Instructions for the task: Wherever a line holds the word "this", copy that line out.

Records supplied:
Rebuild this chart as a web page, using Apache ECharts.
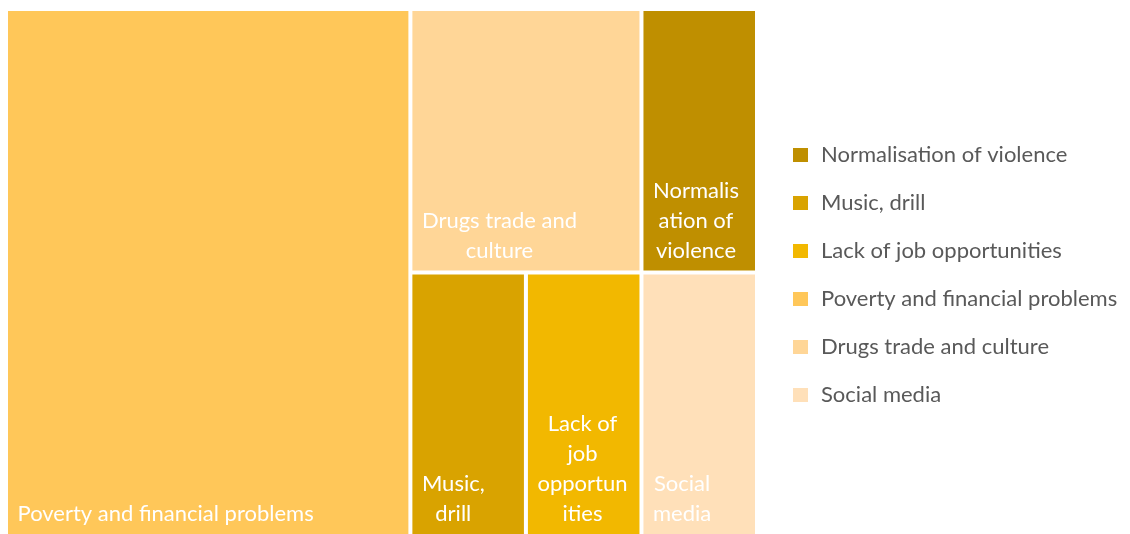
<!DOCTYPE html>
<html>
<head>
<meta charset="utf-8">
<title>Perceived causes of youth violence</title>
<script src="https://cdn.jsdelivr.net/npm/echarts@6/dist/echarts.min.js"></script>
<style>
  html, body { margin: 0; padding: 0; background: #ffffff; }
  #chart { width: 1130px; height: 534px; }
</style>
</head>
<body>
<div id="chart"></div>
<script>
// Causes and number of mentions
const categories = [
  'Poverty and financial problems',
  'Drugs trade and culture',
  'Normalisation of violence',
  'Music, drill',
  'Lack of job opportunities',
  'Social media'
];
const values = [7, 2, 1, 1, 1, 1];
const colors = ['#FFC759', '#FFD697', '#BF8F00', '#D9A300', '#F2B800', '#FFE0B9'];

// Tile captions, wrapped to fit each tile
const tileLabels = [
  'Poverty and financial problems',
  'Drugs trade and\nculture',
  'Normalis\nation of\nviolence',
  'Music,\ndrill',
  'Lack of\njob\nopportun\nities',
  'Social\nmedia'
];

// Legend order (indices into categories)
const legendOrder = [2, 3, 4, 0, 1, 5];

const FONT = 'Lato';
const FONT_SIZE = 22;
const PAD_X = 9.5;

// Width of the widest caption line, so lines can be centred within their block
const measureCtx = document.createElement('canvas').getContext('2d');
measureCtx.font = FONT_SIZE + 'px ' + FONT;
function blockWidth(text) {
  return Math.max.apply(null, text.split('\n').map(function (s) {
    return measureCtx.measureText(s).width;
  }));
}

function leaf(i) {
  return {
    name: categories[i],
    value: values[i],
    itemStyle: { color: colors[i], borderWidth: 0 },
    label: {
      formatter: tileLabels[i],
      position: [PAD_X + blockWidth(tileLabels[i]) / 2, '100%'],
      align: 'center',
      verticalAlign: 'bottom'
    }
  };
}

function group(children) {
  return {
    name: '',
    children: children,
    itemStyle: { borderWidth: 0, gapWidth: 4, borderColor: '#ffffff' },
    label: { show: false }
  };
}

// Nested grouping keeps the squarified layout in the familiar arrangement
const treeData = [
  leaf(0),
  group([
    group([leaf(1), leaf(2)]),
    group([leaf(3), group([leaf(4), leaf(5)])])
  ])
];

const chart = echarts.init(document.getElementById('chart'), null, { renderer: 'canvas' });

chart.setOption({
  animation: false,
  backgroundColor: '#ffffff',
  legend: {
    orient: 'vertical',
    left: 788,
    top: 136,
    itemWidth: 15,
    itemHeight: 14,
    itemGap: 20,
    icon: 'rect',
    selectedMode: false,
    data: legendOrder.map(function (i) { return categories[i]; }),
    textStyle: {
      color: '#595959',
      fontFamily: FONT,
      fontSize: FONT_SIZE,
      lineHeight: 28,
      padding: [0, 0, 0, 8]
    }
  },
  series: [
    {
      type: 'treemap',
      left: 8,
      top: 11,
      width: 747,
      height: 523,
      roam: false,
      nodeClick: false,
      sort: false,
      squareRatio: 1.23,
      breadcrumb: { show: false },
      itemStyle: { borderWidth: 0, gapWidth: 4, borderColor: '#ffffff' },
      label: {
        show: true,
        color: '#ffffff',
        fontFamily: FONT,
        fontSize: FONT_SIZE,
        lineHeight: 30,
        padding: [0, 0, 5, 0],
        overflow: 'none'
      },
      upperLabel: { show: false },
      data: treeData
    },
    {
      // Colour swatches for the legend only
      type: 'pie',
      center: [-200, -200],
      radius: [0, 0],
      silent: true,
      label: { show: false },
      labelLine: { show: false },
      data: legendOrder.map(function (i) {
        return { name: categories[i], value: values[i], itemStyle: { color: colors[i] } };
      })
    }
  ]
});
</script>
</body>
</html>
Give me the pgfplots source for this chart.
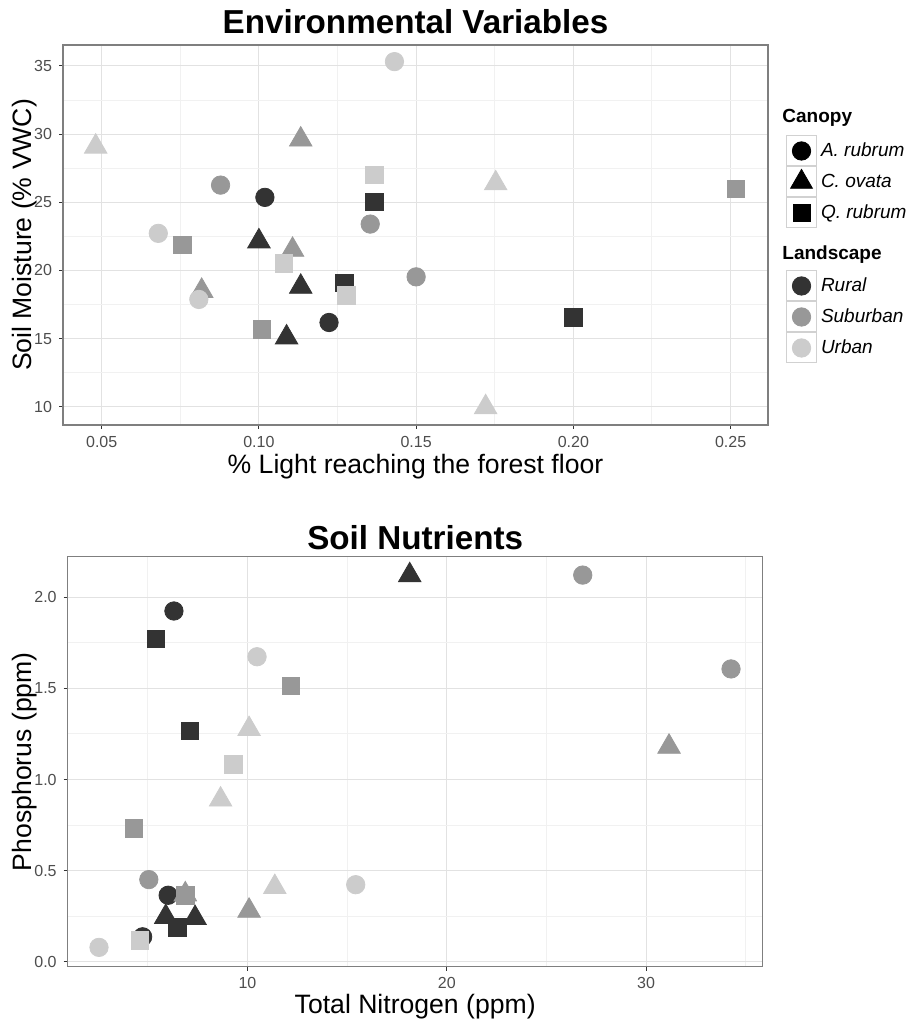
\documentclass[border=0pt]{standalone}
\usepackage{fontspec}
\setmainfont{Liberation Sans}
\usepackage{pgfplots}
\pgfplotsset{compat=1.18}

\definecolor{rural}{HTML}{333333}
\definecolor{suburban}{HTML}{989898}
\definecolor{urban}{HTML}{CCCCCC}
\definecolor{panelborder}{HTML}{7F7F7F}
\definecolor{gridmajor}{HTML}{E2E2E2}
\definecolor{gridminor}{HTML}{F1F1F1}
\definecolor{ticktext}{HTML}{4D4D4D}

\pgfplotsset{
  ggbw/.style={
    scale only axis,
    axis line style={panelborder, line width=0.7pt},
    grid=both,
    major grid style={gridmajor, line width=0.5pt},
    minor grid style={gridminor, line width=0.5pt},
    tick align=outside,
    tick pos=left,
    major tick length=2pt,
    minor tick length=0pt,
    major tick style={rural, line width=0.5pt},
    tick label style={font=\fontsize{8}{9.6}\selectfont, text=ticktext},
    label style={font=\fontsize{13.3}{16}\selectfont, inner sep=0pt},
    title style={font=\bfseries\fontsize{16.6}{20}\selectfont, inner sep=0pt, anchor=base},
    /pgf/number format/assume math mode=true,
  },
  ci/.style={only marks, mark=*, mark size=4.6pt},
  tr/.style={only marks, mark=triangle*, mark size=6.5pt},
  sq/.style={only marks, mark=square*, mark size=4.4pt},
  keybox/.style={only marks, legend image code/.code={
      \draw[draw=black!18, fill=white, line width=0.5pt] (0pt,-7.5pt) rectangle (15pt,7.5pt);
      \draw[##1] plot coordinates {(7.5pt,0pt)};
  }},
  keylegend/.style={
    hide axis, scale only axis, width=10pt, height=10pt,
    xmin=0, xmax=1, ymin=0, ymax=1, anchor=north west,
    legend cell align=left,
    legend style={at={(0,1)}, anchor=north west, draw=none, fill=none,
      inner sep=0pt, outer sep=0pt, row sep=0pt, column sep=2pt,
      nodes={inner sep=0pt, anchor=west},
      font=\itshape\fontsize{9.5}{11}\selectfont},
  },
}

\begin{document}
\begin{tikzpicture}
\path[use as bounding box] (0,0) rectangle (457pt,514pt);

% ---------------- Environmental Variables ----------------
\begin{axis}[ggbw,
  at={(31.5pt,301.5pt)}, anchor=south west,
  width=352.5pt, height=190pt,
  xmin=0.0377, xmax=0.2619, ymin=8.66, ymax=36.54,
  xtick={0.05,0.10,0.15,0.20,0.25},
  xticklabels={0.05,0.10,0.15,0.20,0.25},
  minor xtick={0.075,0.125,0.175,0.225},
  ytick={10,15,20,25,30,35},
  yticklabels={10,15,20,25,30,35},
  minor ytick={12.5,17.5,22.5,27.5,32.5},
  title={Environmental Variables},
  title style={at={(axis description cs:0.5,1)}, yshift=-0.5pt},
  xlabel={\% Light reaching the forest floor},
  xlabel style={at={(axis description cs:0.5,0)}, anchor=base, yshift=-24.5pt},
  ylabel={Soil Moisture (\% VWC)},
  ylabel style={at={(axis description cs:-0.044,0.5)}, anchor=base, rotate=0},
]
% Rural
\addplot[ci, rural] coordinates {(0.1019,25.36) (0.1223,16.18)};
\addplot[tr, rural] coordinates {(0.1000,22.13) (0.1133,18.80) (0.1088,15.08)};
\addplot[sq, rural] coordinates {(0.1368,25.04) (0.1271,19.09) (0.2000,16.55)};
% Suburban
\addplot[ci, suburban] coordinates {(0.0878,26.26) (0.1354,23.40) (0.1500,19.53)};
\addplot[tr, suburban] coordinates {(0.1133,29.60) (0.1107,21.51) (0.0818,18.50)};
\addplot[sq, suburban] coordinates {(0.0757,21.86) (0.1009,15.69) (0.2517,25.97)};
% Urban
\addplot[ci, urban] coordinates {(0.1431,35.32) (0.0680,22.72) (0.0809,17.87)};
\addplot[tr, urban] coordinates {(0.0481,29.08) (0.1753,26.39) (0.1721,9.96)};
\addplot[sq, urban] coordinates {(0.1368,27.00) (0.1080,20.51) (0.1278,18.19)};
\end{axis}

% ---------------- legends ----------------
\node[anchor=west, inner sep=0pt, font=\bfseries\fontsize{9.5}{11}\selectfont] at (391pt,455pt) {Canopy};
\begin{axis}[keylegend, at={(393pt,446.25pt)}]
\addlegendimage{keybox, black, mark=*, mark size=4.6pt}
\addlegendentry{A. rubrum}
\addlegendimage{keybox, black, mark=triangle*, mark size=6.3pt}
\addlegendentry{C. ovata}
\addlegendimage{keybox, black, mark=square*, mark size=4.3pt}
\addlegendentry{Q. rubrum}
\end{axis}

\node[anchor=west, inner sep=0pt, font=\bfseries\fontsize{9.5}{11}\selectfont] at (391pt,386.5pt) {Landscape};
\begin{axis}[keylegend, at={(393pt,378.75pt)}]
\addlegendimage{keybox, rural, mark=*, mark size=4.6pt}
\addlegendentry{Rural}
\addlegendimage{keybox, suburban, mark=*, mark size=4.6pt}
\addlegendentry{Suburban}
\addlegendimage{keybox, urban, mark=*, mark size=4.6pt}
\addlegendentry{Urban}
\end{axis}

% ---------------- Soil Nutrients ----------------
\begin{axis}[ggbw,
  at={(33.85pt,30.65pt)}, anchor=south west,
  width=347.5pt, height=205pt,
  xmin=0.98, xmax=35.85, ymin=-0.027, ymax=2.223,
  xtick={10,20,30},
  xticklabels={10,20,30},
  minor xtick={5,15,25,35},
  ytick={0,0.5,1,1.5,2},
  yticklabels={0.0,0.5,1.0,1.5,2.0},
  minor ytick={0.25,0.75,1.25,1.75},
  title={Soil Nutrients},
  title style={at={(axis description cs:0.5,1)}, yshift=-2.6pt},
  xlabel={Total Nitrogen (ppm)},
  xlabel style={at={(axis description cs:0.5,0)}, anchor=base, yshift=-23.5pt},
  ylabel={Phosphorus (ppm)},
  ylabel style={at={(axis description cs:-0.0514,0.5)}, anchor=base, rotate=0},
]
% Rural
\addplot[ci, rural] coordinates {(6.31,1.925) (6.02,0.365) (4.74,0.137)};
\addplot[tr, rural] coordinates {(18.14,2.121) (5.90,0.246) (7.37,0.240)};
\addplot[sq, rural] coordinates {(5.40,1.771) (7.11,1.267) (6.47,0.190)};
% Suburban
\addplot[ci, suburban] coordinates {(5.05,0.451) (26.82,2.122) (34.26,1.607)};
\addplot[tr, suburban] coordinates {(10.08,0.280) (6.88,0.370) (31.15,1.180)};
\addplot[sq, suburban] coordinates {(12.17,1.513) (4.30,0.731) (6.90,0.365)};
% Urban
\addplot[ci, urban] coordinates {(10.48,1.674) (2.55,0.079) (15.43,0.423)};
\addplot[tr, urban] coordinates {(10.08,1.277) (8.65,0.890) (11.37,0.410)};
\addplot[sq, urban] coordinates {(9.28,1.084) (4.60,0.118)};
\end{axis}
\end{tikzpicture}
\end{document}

Task result:
Rebuild this chart as a web page, using Apache ECharts.
Give me the pgfplots source for this chart.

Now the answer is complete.